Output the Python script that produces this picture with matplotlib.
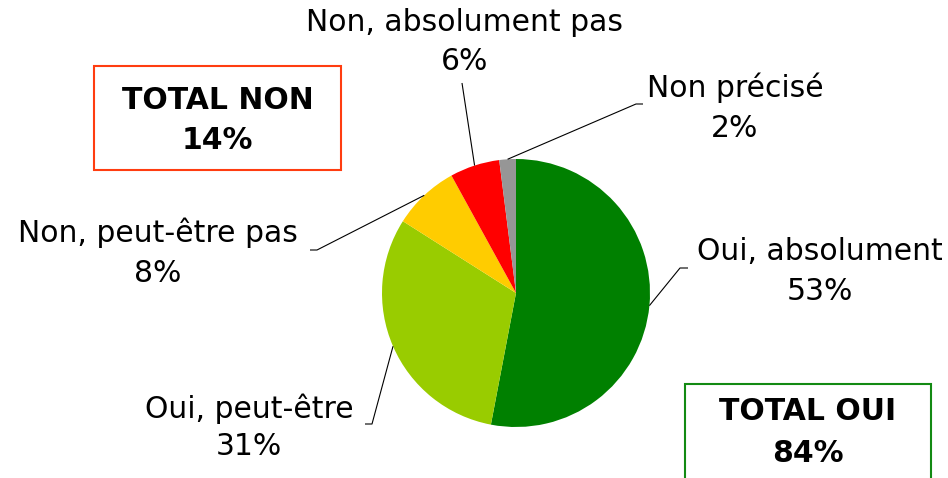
import numpy as np
import matplotlib
matplotlib.use("Agg")
import matplotlib.pyplot as plt
from matplotlib.patches import Rectangle

W, H = 948, 478

categories = ["Oui, absolument", "Oui, peut-être", "Non, peut-être pas",
              "Non, absolument pas", "Non précisé"]
values = [53, 31, 8, 6, 2]
pct_labels = ["53%", "31%", "8%", "6%", "2%"]
colors = ["#008000", "#99CC00", "#FFCC00", "#FF0000", "#969696"]

total_non_label = "TOTAL NON"
total_non_value = "14%"
total_oui_label = "TOTAL OUI"
total_oui_value = "84%"

FS = 21.5

fig = plt.figure(figsize=(W / 100, H / 100), dpi=100)
ax = fig.add_axes([0, 0, 1, 1])

def Y(y):
    return H - y

cx, cy, R = 516, 293, 134
wedges, _ = ax.pie(values, colors=colors, startangle=90, counterclock=False,
                   center=(cx, Y(cy)), radius=R,
                   wedgeprops=dict(linewidth=0))

# label layout: (text center x, baseline y of name, baseline y of pct, elbow point, end point)
layout = [
    (820, 260, 300, (680, 268), (688, 268)),
    (249, 418, 455, (372, 424), (365, 424)),
    (158, 242, 282, (317, 250), (310, 250)),
    (465, 31, 70, (462, 83), (462, 83)),
    (735, 97, 137, (636, 104), (643, 104)),
]

for w, cat, pct, (tx, b1, b2, elbow, end) in zip(wedges, categories, pct_labels, layout):
    mid = np.deg2rad((w.theta1 + w.theta2) / 2)
    sx = cx + R * np.cos(mid)
    sy = Y(cy) + R * np.sin(mid)
    ax.plot([sx, elbow[0], end[0]], [sy, Y(elbow[1]), Y(end[1])],
            color="black", lw=0.8, solid_capstyle="butt")
    ax.text(tx, Y(b1), cat, ha="center", va="baseline", fontsize=FS, color="black")
    ax.text(tx, Y(b2), pct, ha="center", va="baseline", fontsize=FS, color="black")

# total boxes
ax.add_patch(Rectangle((94, Y(170)), 247, 104, fill=False, edgecolor="#FF3D10", lw=1.5))
ax.text(217.5, Y(109), total_non_label, ha="center", va="baseline", fontsize=FS, fontweight="bold")
ax.text(217.5, Y(149), total_non_value, ha="center", va="baseline", fontsize=FS, fontweight="bold")

ax.add_patch(Rectangle((685, Y(490)), 246, 106, fill=False, edgecolor="#138A13", lw=1.5))
ax.text(808, Y(420), total_oui_label, ha="center", va="baseline", fontsize=FS, fontweight="bold")
ax.text(808, Y(462), total_oui_value, ha="center", va="baseline", fontsize=FS, fontweight="bold")

ax.set_xlim(0, W)
ax.set_ylim(0, H)
ax.set_aspect("equal")
ax.axis("off")

fig.savefig("out.png", dpi=100, facecolor="white")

The exercise:
Copy nothing but the lines from the top of the material through the line holding "wedgeprops=dict(linewidth=0))", exactly as written; omit pictures.

Reply:
Output the Python script that produces this picture with matplotlib.
import numpy as np
import matplotlib
matplotlib.use("Agg")
import matplotlib.pyplot as plt
from matplotlib.patches import Rectangle

W, H = 948, 478

categories = ["Oui, absolument", "Oui, peut-être", "Non, peut-être pas",
              "Non, absolument pas", "Non précisé"]
values = [53, 31, 8, 6, 2]
pct_labels = ["53%", "31%", "8%", "6%", "2%"]
colors = ["#008000", "#99CC00", "#FFCC00", "#FF0000", "#969696"]

total_non_label = "TOTAL NON"
total_non_value = "14%"
total_oui_label = "TOTAL OUI"
total_oui_value = "84%"

FS = 21.5

fig = plt.figure(figsize=(W / 100, H / 100), dpi=100)
ax = fig.add_axes([0, 0, 1, 1])

def Y(y):
    return H - y

cx, cy, R = 516, 293, 134
wedges, _ = ax.pie(values, colors=colors, startangle=90, counterclock=False,
                   center=(cx, Y(cy)), radius=R,
                   wedgeprops=dict(linewidth=0))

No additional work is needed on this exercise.